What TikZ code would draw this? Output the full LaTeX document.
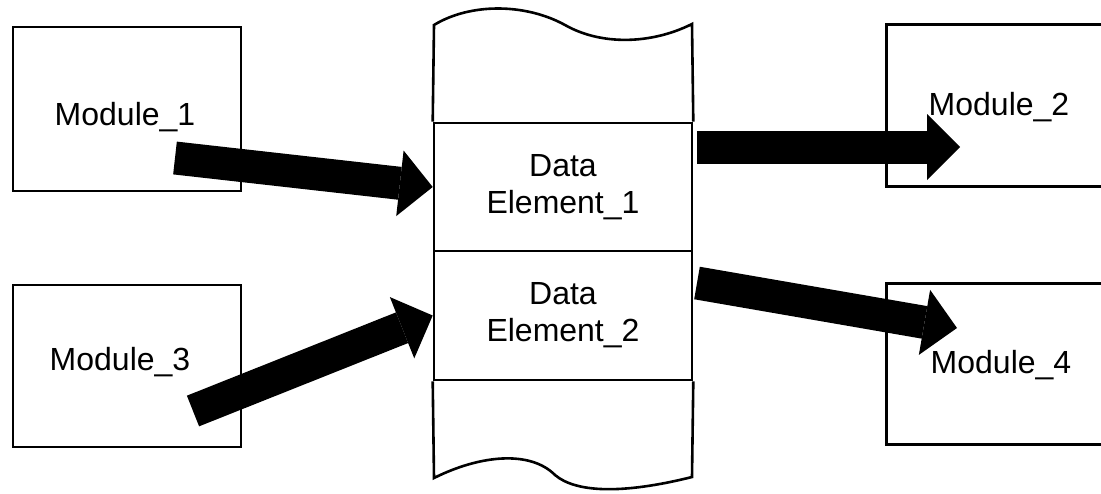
\documentclass[tikz,border=0pt]{standalone}
\usepackage{fontspec}
\setmainfont{Liberation Sans}
\usetikzlibrary{arrows.meta}
\tikzset{
  outline/.style={line width=2.6pt, line join=miter},
  modbox/.style={outline, draw, rectangle, inner sep=0pt},
  elembox/.style={outline, draw, rectangle, inner sep=0pt, minimum width=258pt,
    align=center, font=\fontsize{32pt}{37pt}\selectfont},
  lbl/.style={inner sep=0pt, font=\fontsize{32pt}{37pt}\selectfont},
  bigarrow/.style={line width=33pt, -{Triangle[length=33pt,width=66pt,line width=0pt]}}
}
\begin{document}
\begin{tikzpicture}[x=1pt, y=-1pt]
  \useasboundingbox (0,0) rectangle (1101,493);
  \clip (0,0) rectangle (1101,493);

  % source and target modules
  \node[modbox, minimum width=228pt, minimum height=164pt] (m1) at (127,109) {};
  \node[modbox, minimum width=228pt, minimum height=162pt] (m3) at (127,366) {};
  \node[modbox, minimum width=240pt, minimum height=162pt, anchor=north west] (m2) at (885,23) {};
  \node[modbox, minimum width=240pt, minimum height=161pt, anchor=north west] (m4) at (885,282) {};
  \node[lbl] (t1) at (125,117) {Module\_1};
  \node[lbl] (t3) at (120,362) {Module\_3};
  \node[lbl] (t2) at (999,107) {Module\_2};
  \node[lbl] (t4) at (1001,365) {Module\_4};

  % data store: two element slots between torn-off ends
  \node[elembox, minimum height=128pt] (de1) at (563,187) {Data\\Element\_1};
  \node[elembox, minimum height=129pt] (de2) at (563,315.5) {Data\\Element\_2};
  \draw[outline] (de1.north west) -- (434,25)
    .. controls (470,3) and (525,3) .. (565,25)
    .. controls (600,45) and (650,45) .. (692,24) -- (de1.north east);
  \draw[outline] (de2.south west) -- (434,478)
    .. controls (480,455) and (530,450) .. (555,475)
    .. controls (575,492) and (620,495) .. (692,477) -- (de2.south east);

  % data flows
  \coordinate (a1) at (175,158);
  \coordinate (a3) at (193,411);
  \coordinate (b2s) at (697,147);
  \coordinate (b2e) at (960,147);
  \coordinate (b4s) at (697,283);
  \coordinate (b4e) at (957,328);
  \draw[bigarrow] (a1) -- (de1.west);
  \draw[bigarrow] (a3) -- (de2.west);
  \draw[bigarrow] (b2s) -- (b2e);
  \draw[bigarrow] (b4s) -- (b4e);
\end{tikzpicture}
\end{document}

> [EXERCISE DESCRIPTION]:
Repeat the data exactly in full, omitting its pictures.

> [COMPLETE RESPONSE]:
What TikZ code would draw this? Output the full LaTeX document.
\documentclass[tikz,border=0pt]{standalone}
\usepackage{fontspec}
\setmainfont{Liberation Sans}
\usetikzlibrary{arrows.meta}
\tikzset{
  outline/.style={line width=2.6pt, line join=miter},
  modbox/.style={outline, draw, rectangle, inner sep=0pt},
  elembox/.style={outline, draw, rectangle, inner sep=0pt, minimum width=258pt,
    align=center, font=\fontsize{32pt}{37pt}\selectfont},
  lbl/.style={inner sep=0pt, font=\fontsize{32pt}{37pt}\selectfont},
  bigarrow/.style={line width=33pt, -{Triangle[length=33pt,width=66pt,line width=0pt]}}
}
\begin{document}
\begin{tikzpicture}[x=1pt, y=-1pt]
  \useasboundingbox (0,0) rectangle (1101,493);
  \clip (0,0) rectangle (1101,493);

  % source and target modules
  \node[modbox, minimum width=228pt, minimum height=164pt] (m1) at (127,109) {};
  \node[modbox, minimum width=228pt, minimum height=162pt] (m3) at (127,366) {};
  \node[modbox, minimum width=240pt, minimum height=162pt, anchor=north west] (m2) at (885,23) {};
  \node[modbox, minimum width=240pt, minimum height=161pt, anchor=north west] (m4) at (885,282) {};
  \node[lbl] (t1) at (125,117) {Module\_1};
  \node[lbl] (t3) at (120,362) {Module\_3};
  \node[lbl] (t2) at (999,107) {Module\_2};
  \node[lbl] (t4) at (1001,365) {Module\_4};

  % data store: two element slots between torn-off ends
  \node[elembox, minimum height=128pt] (de1) at (563,187) {Data\\Element\_1};
  \node[elembox, minimum height=129pt] (de2) at (563,315.5) {Data\\Element\_2};
  \draw[outline] (de1.north west) -- (434,25)
    .. controls (470,3) and (525,3) .. (565,25)
    .. controls (600,45) and (650,45) .. (692,24) -- (de1.north east);
  \draw[outline] (de2.south west) -- (434,478)
    .. controls (480,455) and (530,450) .. (555,475)
    .. controls (575,492) and (620,495) .. (692,477) -- (de2.south east);

  % data flows
  \coordinate (a1) at (175,158);
  \coordinate (a3) at (193,411);
  \coordinate (b2s) at (697,147);
  \coordinate (b2e) at (960,147);
  \coordinate (b4s) at (697,283);
  \coordinate (b4e) at (957,328);
  \draw[bigarrow] (a1) -- (de1.west);
  \draw[bigarrow] (a3) -- (de2.west);
  \draw[bigarrow] (b2s) -- (b2e);
  \draw[bigarrow] (b4s) -- (b4e);
\end{tikzpicture}
\end{document}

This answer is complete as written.